To avoid censoring, we drop individuals diagnosed after 1993.

7.

Our results are not sensitive to using the actual cause of death instead of the diagnosed cancer.

8.

Not surprisingly, because we are calculating mortality conditional on a cancer diagnosis, the average fiveyear mortality rate is much higher than in the cause-specific data.

9.

See Lleras-Muney and Lichtenberg (2002) for a discussion of how the data were constructed and how FDA approval dates were coded.

10.

Unfortunately, not all drugs in our data can be dated: some may have been invented prior to the creation of the FDA in 1938, and there are others for which we could not impute a date of approval. The dates of approval in our data range from 1938 to 2001, with a mean of 1973.

11.

This measure does not capture off-label use of drugs.
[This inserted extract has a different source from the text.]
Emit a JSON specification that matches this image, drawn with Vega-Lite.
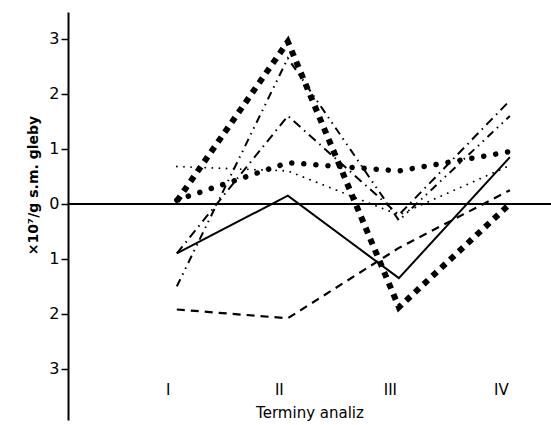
{
  "$schema": "https://vega.github.io/schema/vega-lite/v6.json",
  "width": 483,
  "height": 408,
  "autosize": {"type": "none"},
  "padding": {"left": 68, "top": 12, "right": 0, "bottom": 5},
  "background": "white",
  "config": {"view": {"stroke": null}, "font": "DejaVu Sans"},
  "data": {"values": [
    {"s": "solid", "t": 1, "v": -0.9}, {"s": "solid", "t": 2, "v": 0.15}, {"s": "solid", "t": 3, "v": -1.35}, {"s": "solid", "t": 4, "v": 0.85},
    {"s": "dash", "t": 1, "v": -1.92}, {"s": "dash", "t": 2, "v": -2.08}, {"s": "dash", "t": 3, "v": -0.8}, {"s": "dash", "t": 4, "v": 0.25},
    {"s": "square", "t": 1, "v": 0.05}, {"s": "square", "t": 2, "v": 2.95}, {"s": "square", "t": 3, "v": -1.88}, {"s": "square", "t": 4, "v": 0.0},
    {"s": "tri", "t": 1, "v": 0.07}, {"s": "tri", "t": 2, "v": 0.75}, {"s": "tri", "t": 3, "v": 0.6}, {"s": "tri", "t": 4, "v": 0.95},
    {"s": "dot", "t": 1, "v": 0.68}, {"s": "dot", "t": 2, "v": 0.6}, {"s": "dot", "t": 3, "v": -0.2}, {"s": "dot", "t": 4, "v": 0.7},
    {"s": "dashdotdot", "t": 1, "v": -1.5}, {"s": "dashdotdot", "t": 2, "v": 2.65}, {"s": "dashdotdot", "t": 3, "v": -0.3}, {"s": "dashdotdot", "t": 4, "v": 1.6},
    {"s": "dashdot", "t": 1, "v": -0.9}, {"s": "dashdot", "t": 2, "v": 1.6}, {"s": "dashdot", "t": 3, "v": -0.2}, {"s": "dashdot", "t": 4, "v": 1.88}
  ]},
  "encoding": {
    "x": {"field": "t", "type": "quantitative", "scale": {"domain": [0.02, 4.37], "nice": false, "zero": false},
      "axis": {"orient": "bottom", "offset": -40, "domain": false, "ticks": false, "grid": false, "values": [1, 2, 3, 4],
        "labelExpr": "['I','II','III','IV'][datum.value-1]", "labelFontSize": 15, "labelColor": "black", "labelPadding": 2, "labelOffset": -9,
        "title": "Terminy analiz", "titleFontSize": 15, "titleFontWeight": "normal", "titleColor": "black", "titlePadding": 8}},
    "y": {"field": "v", "type": "quantitative", "scale": {"domain": [-3.93, 3.49], "nice": false, "zero": false},
      "axis": {"values": [-3, -2, -1, 0, 1, 2, 3], "labelExpr": "abs(datum.value)", "grid": false, "domainWidth": 2, "domainColor": "black",
        "tickColor": "black", "tickWidth": 1.5, "tickSize": 7, "labelFontSize": 16, "labelColor": "black", "labelPadding": 2,
        "title": "×10⁷/g s.m. gleby", "titleFontSize": 14, "titleFontWeight": "bold", "titleColor": "black", "titleY": 173, "titlePadding": 8}}
  },
  "layer": [
    {"mark": {"type": "rule", "color": "black", "strokeWidth": 2}, "encoding": {"y": {"datum": 0}, "x": {"value": 0}, "x2": {"value": 483}}},
    {"data": {"values": [{"t": 1}, {"t": 2}, {"t": 3}, {"t": 4}]}, "mark": {"type": "rule", "color": "black", "strokeWidth": 1.5},
      "encoding": {"x": {"field": "t", "type": "quantitative"}, "y": {"datum": 0}, "y2": {"datum": -0.22}}},
    {"transform": [{"filter": "datum.s == 'solid'"}], "mark": {"type": "line", "color": "black", "strokeWidth": 2}},
    {"transform": [{"filter": "datum.s == 'dash'"}], "mark": {"type": "line", "color": "black", "strokeWidth": 2.2, "strokeDash": [8, 6]}},
    {"transform": [{"filter": "datum.s == 'square'"}], "mark": {"type": "line", "color": "black", "strokeWidth": 6, "strokeCap": "butt", "strokeDash": [6, 6]}},
    {"transform": [{"filter": "datum.s == 'tri'"}], "mark": {"type": "line", "color": "black", "strokeWidth": 5.5, "strokeCap": "round", "strokeDash": [0.1, 12]}},
    {"transform": [{"filter": "datum.s == 'dot'"}], "mark": {"type": "line", "color": "black", "strokeWidth": 1.8, "strokeCap": "round", "strokeDash": [0.1, 7]}},
    {"transform": [{"filter": "datum.s == 'dashdotdot'"}], "mark": {"type": "line", "color": "black", "strokeWidth": 2, "strokeDash": [8, 5, 1.5, 5, 1.5, 5]}},
    {"transform": [{"filter": "datum.s == 'dashdot'"}], "mark": {"type": "line", "color": "black", "strokeWidth": 2, "strokeDash": [9, 5, 1.5, 5]}}
  ]
}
If off-label use is common, there will be more measurement error in our innovation measure. Off-label use would be captured in analyses that use changes in mortality by disease, discussed in the next section.

12.

For small causes of death, percent changes are very misleading.

13.

These indices include lagged dependent variables, which can cause inconsistency in panel models with fixed effects (Nickell 1981). If we use changes in mortality as a measure of progress and do not include fixed effects, we find very similar estimates (results available upon request).

14.

However, these laws may have had differential effects on populations within a state (e.g., urban versus rural residents). Average differences across states are captured by the state-of-birth dummy variables, but we cannot identify these differential effects within state when using these data.

16.

We repeat our analyses separately by gender. Our hypothesis does not specifically predict variation in the effect of education by gender, but this specification is consistent with prior research, which suggests that the effect of most covariates (e.g., age and education) varies by gender as well as the fact that men and women are susceptible to different diseases (particularly in the case of cancers).

17.

Estimates of the effect of education in other studies suggest that one more year of education reduces five-year mortality rates by 2% to 5% (Elo and Preston 1996). Our estimates are larger. This is probably because compulsory education affected individuals whose returns to education were larger than those of the average person. This could be the case if, for example, compulsory schooling affected individuals at the low end of the education distribution and these individuals have larger returns to education. It could also happen if individuals affected by the laws were credit constrained and would not otherwise be able to afford further education. Research on the effects of compulsory schooling in Norway has indeed found that the wage returns to those affected by the reforms are much larger than the average returns (Salvanes, Vaage, and Aakvik 2003). Similar arguments have been made, for example, in Moretti and Lochner (2004) and Lleras-Muney (2005).

18.

We repeated these analysis using drugs approved in the concurrent five years and obtained almost identical results.

19.

As a final test of the robustness of these results, we examined the effect on the interaction between the gradient and progress if we randomly matched drugs to diseases (rather than matching drugs to the disease for which they are indicated). We did this to check that the results we obtained are not an artifact of the empirical model that we estimate. We randomly matched drugs to diseases 200 times in the mortality cause-of-death data and the SEER data, reestimated Eq. (3) for each random match, and compared our correctly matched estimate with these random matches. For the disease-specific mortality, we randomized the match only within years. The results suggest that in both the SEER and the mortality data, we cannot reject the hypothesis that the estimate from the random match is significantly different from 0. Additionally, the point estimate of the correctly matched interaction term is outside the 95th percent confidence interval of the simulated interactions. These results are available upon request.